The fields data_offset and events_discarded_len can be computed from the
metadata so we don't need to extract these 3 fields from the ring buffer.

So the structure we need to extract from the tracer and write is the
following :
struct packet_index {
  uint64_t packet_size; /* packet size, in bits */
  uint64_t content_size; /* content size, in bits */
  uint64_t timestamp_begin;
  uint64_t timestamp_end;
  uint64_t events_discarded;
  uint64_t stream_id;
};

* Index streaming
The index is mandatory for live reading since we use it for the streams
synchronization. We absolutely need to receive the index, so we send it
on the control port (TCP-only), but most of the information related to
the index is only relevant if we receive the associated data packet. So
the proposed protocol is the following :
- with each data packet, send the packet_size and content_size along
with the already in place information (stream id and sequence number)
- after sending a data packet, the consumer sends on the control port a
new message (RELAYD_SEND_INDEX) with timestamp_begin, timestamp_end,
events_discarded, stream_id, the sequence number, and the relayd stream
id of the tracefile
- when the relay receives a data packet it looks if it already received
an index corresponding to this stream and sequence number, if yes it
completes the index structure and writes the index on disk, otherwise it
creates an index structure in memory with the information it can fill
and stores it in a hash table waiting for the corresponding index packet
to arrive
- the same concept applies when the relay receives an index packet.

This two-part remote index generation allows us to determine if we lost
packets because of the network, limit the number of bytes sent on the
control port and make sure we still have an index for each packet with
its timestamps and the number of lost events so the viewer knows if we
lost events because of the tracer or the network.

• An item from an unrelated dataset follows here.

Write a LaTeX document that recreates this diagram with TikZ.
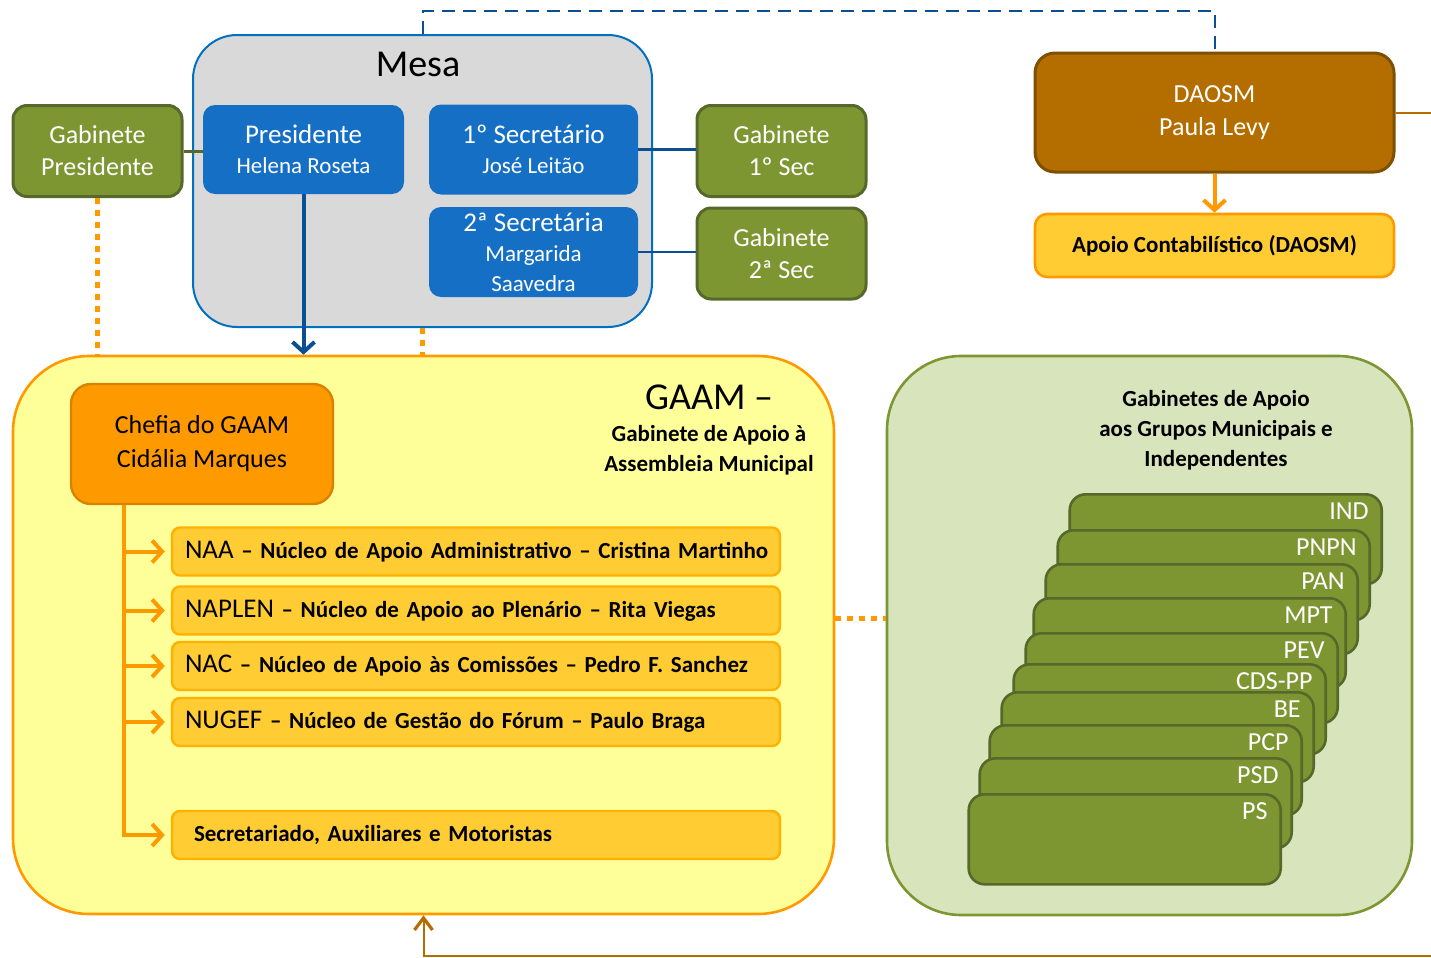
\documentclass[tikz,border=0pt]{standalone}
\usepackage{fontspec}
\setmainfont{Carlito}
\usetikzlibrary{arrows.meta, positioning}

\definecolor{mesagray}{HTML}{D9D9D9}
\definecolor{mesablue}{HTML}{0070C0}
\definecolor{boxblue}{HTML}{1570C5}
\definecolor{lineblue}{HTML}{0B4F92}
\definecolor{gabgreen}{HTML}{7E9632}
\definecolor{gabdark}{HTML}{56682A}
\definecolor{palegreen}{HTML}{D8E4BC}
\definecolor{daosmbrown}{HTML}{B46E00}
\definecolor{daosmdark}{HTML}{7F4F00}
\definecolor{apoioyellow}{HTML}{FFCC33}
\definecolor{orangeln}{HTML}{FF9900}
\definecolor{chefdark}{HTML}{D98200}
\definecolor{gaamyellow}{HTML}{FFFF99}
\definecolor{itemborder}{HTML}{FFB000}

\begin{document}
\begin{tikzpicture}[x=0.5pt,y=-0.5pt,
    >={Straight Barb[length=5pt,width=11pt]},
    mesabox/.style={draw=mesablue,line width=1pt,fill=mesagray,rounded corners=22pt,
        minimum width=229.5pt,minimum height=146pt},
    bluebox/.style={fill=boxblue,rounded corners=6pt,text=white,align=center,inner sep=2pt,
        minimum width=100.5pt,minimum height=44.5pt,font=\fontsize{11.5}{15}\selectfont},
    gabbox/.style={draw=gabdark,line width=1.5pt,fill=gabgreen,rounded corners=7pt,text=white,
        align=center,inner sep=2pt,minimum width=84.5pt,minimum height=45.5pt,
        font=\fontsize{13}{16}\selectfont},
    daosmbox/.style={draw=daosmdark,line width=1.5pt,fill=daosmbrown,rounded corners=10pt,
        text=white,align=center,minimum width=179.5pt,minimum height=59.5pt,
        font=\fontsize{13}{16.5}\selectfont},
    apoiobox/.style={draw=orangeln,line width=1.3pt,fill=apoioyellow,rounded corners=6pt,
        minimum width=179.5pt,minimum height=31.5pt,font=\fontsize{11.5}{14}\selectfont\bfseries},
    gaambox/.style={draw=orangeln,line width=1.3pt,fill=gaamyellow,rounded corners=38pt,
        minimum width=410.5pt,minimum height=279pt},
    grpbox/.style={draw=gabgreen,line width=1.3pt,fill=palegreen,rounded corners=37pt,
        minimum width=262.5pt,minimum height=279.5pt},
    chefbox/.style={draw=chefdark,line width=1.2pt,fill=orangeln,rounded corners=10pt,
        align=center,minimum width=131pt,minimum height=60pt,font=\fontsize{13}{17}\selectfont},
    itembox/.style={draw=itemborder,line width=1.2pt,fill=apoioyellow,rounded corners=4pt,
        text width=291pt,align=left,inner xsep=6.5pt,minimum height=24pt,
        font=\fontsize{11.5}{14}\selectfont\bfseries},
    card/.style={draw=gabdark,line width=1.3pt,fill=gabgreen,rounded corners=8pt,
        minimum width=156pt,minimum height=45pt,anchor=north east},
    cardlbl/.style={anchor=east,inner sep=0pt,xshift=-7pt,yshift=-9pt,text=white,
        font=\fontsize{13}{15}\selectfont},
    dashline/.style={lineblue,line width=1pt,dash pattern=on 6.5pt off 4pt},
    dotline/.style={orangeln,line width=2.5pt,dash pattern=on 3pt off 3pt},
    blueline/.style={lineblue,line width=1.3pt},
    greenline/.style={gabdark,line width=1.5pt},
    bluearrow/.style={->,lineblue,line width=2pt},
    orarrow/.style={->,orangeln,line width=2pt},
    trunkline/.style={orangeln,line width=2pt,shorten >=3pt},
    brownline/.style={->,daosmbrown,line width=1pt,
        >={Straight Barb[length=6pt,width=9pt,line width=1.6pt]}}]
\useasboundingbox (0,0) rectangle (1431,958);
\fill[white] (0,0) rectangle (1431,958);

% Mesa
\node[mesabox] (mesa) at (422.5,181) {};
\node[font=\fontsize{19}{22}\selectfont] (mesaT) at (418,64) {Mesa};
\node[bluebox] (pres) at (303.5,149.5) {{\fontsize{13.5}{15}\selectfont Presidente}\\Helena Roseta};
\node[bluebox,minimum width=104.5pt,minimum height=45pt] (sec1) at (533.5,149.5)
    {{\fontsize{13.5}{15}\selectfont 1º Secretário}\\José Leitão};
\node[bluebox,minimum width=104.5pt,minimum height=45pt] (sec2) at (533.5,252)
    {{\fontsize{13.5}{15}\selectfont 2ª Secretária}\\Margarida\\Saavedra};
\node[gabbox] (gabpres) at (97.5,151) {Gabinete\\Presidente};
\node[gabbox] (gab1) at (781.5,151) {Gabinete\\1º Sec};
\node[gabbox] (gab2) at (781.5,253.5) {Gabinete\\2ª Sec};

% DAOSM
\node[daosmbox] (daosm) at (1214.5,112.5) {DAOSM\\Paula Levy};
\node[apoiobox] (apoio) at (1214.5,245.5) {Apoio Contabilístico (DAOSM)};

% GAAM
\node[gaambox] (gaam) at (423.5,635) {};
\node[font=\fontsize{19}{22}\selectfont] (gaamT) at (709,397) {GAAM –};
\node[align=center,font=\fontsize{11.5}{15}\selectfont\bfseries] (gaamS) at (709,450)
    {Gabinete de Apoio à\\Assembleia Municipal};
\node[chefbox] (chefia) at (202,444) {Chefia do GAAM\\Cidália Marques};
\node[itembox] (naa) at (476,551.5)
    {\mbox{{\mdseries\fontsize{13.5}{16}\selectfont NAA} – Núcleo de Apoio Administrativo – Cristina Martinho}};
\node[itembox] (naplen) at (476,610.5)
    {{\mdseries\fontsize{13.5}{16}\selectfont NAPLEN} – Núcleo de Apoio ao Plenário – Rita Viegas};
\node[itembox] (nac) at (476,666)
    {{\mdseries\fontsize{13.5}{16}\selectfont NAC} – Núcleo de Apoio às Comissões – Pedro F. Sanchez};
\node[itembox] (nugef) at (476,722)
    {{\mdseries\fontsize{13.5}{16}\selectfont NUGEF} – Núcleo de Gestão do Fórum – Paulo Braga};
\node[itembox] (secr) at (476,835) {\hspace{4.5pt}Secretariado, Auxiliares e Motoristas};

% Gabinetes de apoio aos grupos
\node[grpbox] (gabgrp) at (1149.5,635.5) {};
\node[align=center,font=\fontsize{11.5}{15}\selectfont\bfseries] (grpT) at (1216,430)
    {Gabinetes de Apoio\\aos Grupos Municipais e\\Independentes};
\node[card,label={[cardlbl]north east:IND}] (ind) at (1383,493) {};
\node[card,label={[cardlbl]north east:PNPN}] (pnpn) at (1371,529) {};
\node[card,label={[cardlbl]north east:PAN}] (pan) at (1359,563) {};
\node[card,label={[cardlbl]north east:MPT}] (mpt) at (1347,597) {};
\node[card,label={[cardlbl]north east:PEV}] (pev) at (1339,632) {};
\node[card,label={[cardlbl]north east:CDS-PP}] (cds) at (1327,663) {};
\node[card,label={[cardlbl]north east:BE}] (be) at (1315,691) {};
\node[card,label={[cardlbl]north east:PCP}] (pcp) at (1303,724) {};
\node[card,label={[cardlbl]north east:PSD}] (psd) at (1293,757) {};
\node[card,label={[cardlbl]north east:PS}] (ps) at (1282,793) {};

% connectors
\draw[dashline] (mesa.north) -- ++(0,-23) -| (daosm.north);
\draw[dotline] (gabpres.south) -- (gabpres.south |- gaam.north);
\draw[dotline] (mesa.south) -- (mesa.south |- gaam.north);
\draw[bluearrow] (pres.south) -- (pres.south |- gaam.north);
\draw[greenline] (gabpres.east) -- (gabpres.east -| pres.west);
\draw[blueline] (sec1.east) -- (sec1.east -| gab1.west);
\draw[blueline] (sec2.east) -- (sec2.east -| gab2.west);
\draw[orarrow] (daosm.south) -- (apoio.north);
\coordinate (trunk) at ([xshift=-39pt]chefia.south);
\draw[trunkline,->] (trunk) |- (secr.west);
\draw[trunkline,->] (trunk |- naa.west) -- (naa.west);
\draw[trunkline,->] (trunk |- naplen.west) -- (naplen.west);
\draw[trunkline,->] (trunk |- nac.west) -- (nac.west);
\draw[trunkline,->] (trunk |- nugef.west) -- (nugef.west);
\draw[dotline] ([yshift=8.5pt]gaam.east) -- ([yshift=8.5pt]gaam.east -| gabgrp.west);
\coordinate (edgeR) at (1433,956);
\draw[brownline] (daosm.east) -| (edgeR) -| (gaam.south);
\end{tikzpicture}
\end{document}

In the relay we will introduce a hash table to help the lookups. The
hash function will perform a XOR on the stream_id and sequence_number
and the compare function will compare the two to avoid collisions.

Also the hash table storing the indexes needs an expiration mechanism
(based on timing or number of packets).
Since some data may never arrive (lost UDP packets), we will add a
separate data structure to store the timeout associated with each index
entry. A timer will make sure to remove the expired entries.

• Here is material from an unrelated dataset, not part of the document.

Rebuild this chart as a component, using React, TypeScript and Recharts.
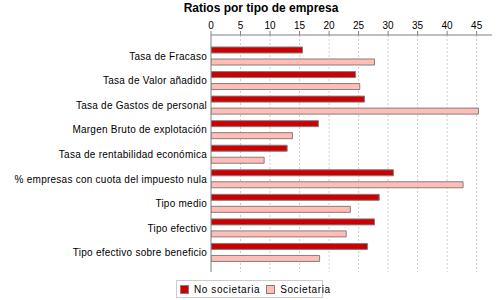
import React from 'react';
import { BarChart, Bar, XAxis, YAxis, ReferenceLine } from 'recharts';

const categories = [
  'Tasa de Fracaso',
  'Tasa de Valor añadido',
  'Tasa de Gastos de personal',
  'Margen Bruto de explotación',
  'Tasa de rentabilidad económica',
  '% empresas con cuota del impuesto nula',
  'Tipo medio',
  'Tipo efectivo',
  'Tipo efectivo sobre beneficio',
];
const noSocietaria = [15.5, 24.5, 26.0, 18.2, 12.9, 30.9, 28.5, 27.7, 26.5];
const societaria = [27.7, 25.2, 45.3, 13.8, 9.0, 42.7, 23.6, 22.9, 18.4];
const xTicks = [0, 5, 10, 15, 20, 25, 30, 35, 40, 45];

const DARK = '#CC0000';
const LIGHT = '#FFBDB5';
const EDGE = '#808080';
const FONT = '"Liberation Sans", Arial, sans-serif';

const data = categories.map((name, i) => ({
  name,
  noSoc: noSocietaria[i],
  soc: societaria[i],
}));

// single-line category label (default tick wraps long text)
const CategoryTick = (props: any) => {
  const { x, y, payload } = props;
  return (
    <text x={x} y={y} dy={3.5} textAnchor="end" fontSize={10} fill="#000" fontFamily={FONT} letterSpacing={0.25}>
      {payload.value}
    </text>
  );
};

const Swatch = ({ color }: { color: string }) => (
  <span
    style={{
      display: 'inline-block',
      width: 7,
      height: 7,
      background: color,
      border: `1px solid ${EDGE}`,
      marginRight: 5,
    }}
  />
);

export default function App() {
  return (
    <div style={{ position: 'absolute', left: 0, top: 0, width: 500, height: 300, background: '#fff', fontFamily: FONT }}>
      <div
        style={{
          position: 'absolute',
          top: 1,
          left: 0,
          width: 522,
          textAlign: 'center',
          fontSize: 12,
          fontWeight: 'bold',
          color: '#000',
        }}
      >
        Ratios por tipo de empresa
      </div>
      <BarChart
        width={500}
        height={300}
        data={data}
        layout="vertical"
        margin={{ top: 5, right: 8, bottom: 28, left: 0 }}
        barSize={6}
        barGap={6}
      >
        {/* dashed vertical gridlines at the tick values, kept behind the bars */}
        {xTicks.slice(1).map((t) => (
          <ReferenceLine key={t} x={t} stroke="#cccccc" strokeDasharray="2 2" zIndex={-100} />
        ))}
        <XAxis
          type="number"
          orientation="top"
          domain={[0, 47.6]}
          ticks={xTicks}
          height={30}
          allowDataOverflow
          stroke={EDGE}
          tickSize={4}
          tickMargin={2}
          tick={{ fontSize: 10, fill: '#000', fontFamily: FONT }}
        />
        <YAxis
          type="category"
          dataKey="name"
          width={211}
          stroke={EDGE}
          tickLine={false}
          tickSize={0}
          tickMargin={4}
          interval={0}
          padding={{ top: 9, bottom: 7 }}
          tick={<CategoryTick />}
        />
        <Bar dataKey="noSoc" fill={DARK} stroke={EDGE} strokeWidth={1} isAnimationActive={false} />
        <Bar dataKey="soc" fill={LIGHT} stroke={EDGE} strokeWidth={1} isAnimationActive={false} />
      </BarChart>
      <div
        style={{
          position: 'absolute',
          left: 176,
          top: 280,
          width: 145,
          height: 16,
          border: '1px solid #cccccc',
          display: 'flex',
          alignItems: 'center',
          fontSize: 10,
          letterSpacing: 0.6,
          color: '#000',
          whiteSpace: 'nowrap',
          boxSizing: 'content-box',
        }}
      >
        <span style={{ display: 'flex', alignItems: 'center', marginLeft: 3 }}>
          <Swatch color={DARK} />
          No societaria
        </span>
        <span style={{ display: 'flex', alignItems: 'center', marginLeft: 6 }}>
          <Swatch color={LIGHT} />
          Societaria
        </span>
      </div>
    </div>
  );
}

* Synchronization of streams
Already discussed in an earlier RFC, summary :
- at a predefined rate, the consumer sends a synchronization packet that
contains the last sequence number that can be safely read by the viewer
for each stream of the session, it happens as soon as possible when all
streams are generating data, and also time-based to cover the case with
streams not generating any data.
- the relay receives this packet, ensures all data packets and indexes
are commited on disk (and sync'ed) and updates the synchronization with
the viewers (discussed just below)
- if a consumer does not send any data on any stream the synchronization
message is not necessary (since there is no data to display) so it won't
be sent

* Cooperating viewers
The viewers need to be aware that they are reading streamed data and
play nicely with the synchronization algorithms in place. The proposed
approach is using fcntl(2) "Advisory locking" to lock specific portions
of the tracefiles. The viewers will have to test and make sure they are
respecting the locks when they are switching packets.
So in summary :
- when the relay is ready to let the viewers access the data, it adds a
new write lock on the region that cannot be safely read and removes the
previous one
- when a viewer needs to switch packet, it tests for the presence of a
lock on the region of the file it needs to access, if there is no lock
it can safely read the data, otherwise it blocks until the lock is removed.
- when a data packet is lost on the network, an index is written, but
the offset in the tracefile is set to an invalid value (-1) so the
reader knows the data was lost in transit.
- when a new stream is created (cpu-hotplug or new application started),
a new trace file is created on disk. The relay creates and immediately
locks the file. The relay has the responsibility to not write data older
than the oldest event in the other streams already available to the
viewer (unlocked).
- The viewer has the responsibility to detect new tracefiles (by using a
notifications mechanism for example)
- the viewers need also to be adapted to read on-disk indexes, support
metadata updates, respect the locking.

Feedbacks, questions and improvement ideas welcome !

Thanks,

Julien